Recently, I went for a drive. It’s what I do sometimes when all of this everything boils up inside of me and I just need a moment to gather myself. There’s a certain kind of solace that only comes from 100 miles of road, white noise, and a world swathed in night. I’ll listen to songs I know by heart and while my lips repeat the words, my mind is very far away.
Time was, I drove a lot. Now, my boiling point is not as easily reached. But it happens and when it does, I grab my keys. Sometimes it takes a half an hour. Sometimes….It’s a gift I’ve been given, this time of deep reflection.
It’s worth the gas money to me. Fifteen, even fifty bucks is a small price to pay to clear some of the space in my mind and heart. With just me and a stretch of near-empty road, there’s no use in anything but stark honesty. It’s a safe place for it. No one hears the thoughts in my heart. No one judges the selfish pain. No one placates me and I’m free from spoken admissions. It’s just me, the noise, the road.
The hard part of all of this aloneness is the loneliness: knowing there is no one I’ll tell my troubles to. Yes, I share all things with my husband but there aren’t words for some things. And even when there are words, they aren’t necessarily good to speak aloud. Thus, the road and me.
This last drive, I found myself reflecting on a place I’ve traveled before. I so desperately wanted to go back, to speak the unspeakable things, but I realized that you can go to places you’ve been before, but you can’t go back to the places you’ve been.

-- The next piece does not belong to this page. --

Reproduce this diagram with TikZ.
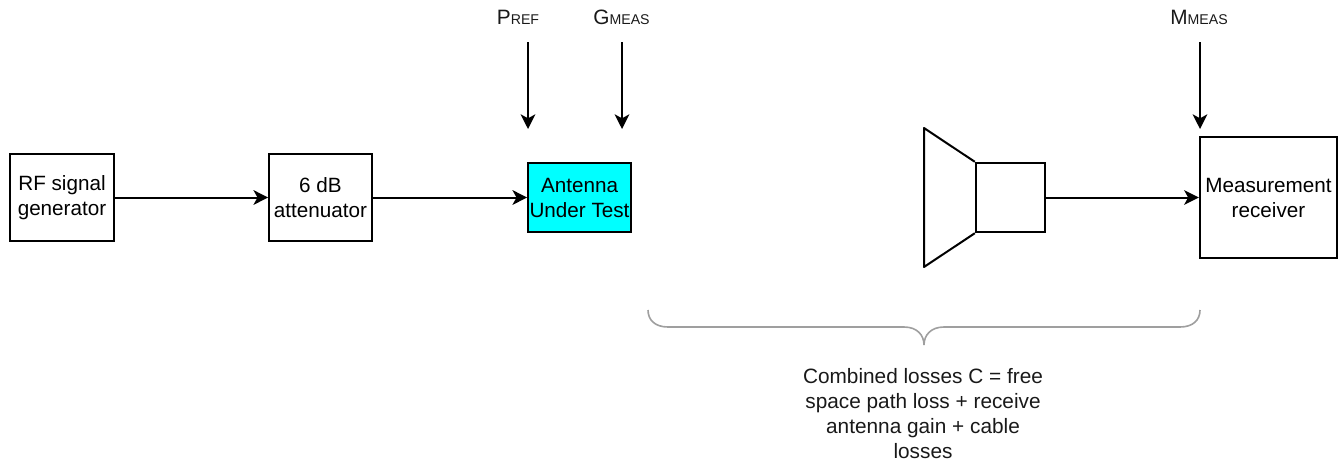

That’s not easy for me. I find my heart yearning for someplace to be when there’s nowhere to go, a person to hear when there’s nothing to say, somewhere to turn when there’s nowhere to turn to. It's impossible, an unreachable standard. And still, in my roiling boil, I want those things. But I can’t even speak words enough to ask for what I want, let alone share the mire of my heart. And in the stark honesty, I always end up admitting to myself that it just doesn’t exist.
There are things I know about God and man and the understanding between us, but hope and faith can seem awfully distant in moments like this, moments where I crave tangible communication. And I also know that though it’s distant for me, it’s not for God. Still, it’s lonely.
So I drive for a while, let some artist sing a jumble of words that don’t quite fit, and wait until the pieces of me shift enough to settle. Often, when I pull into the drive, I feel wrung dry. I’ll climb out of the car, listen for a beep-beep, and enter back into the life that I love.
But sometimes…sometimes the words are still unspoken inside of me. Sometimes I can’t swallow past the knots. Sometimes, I spend a sleepless night waiting for the existence of the impossible.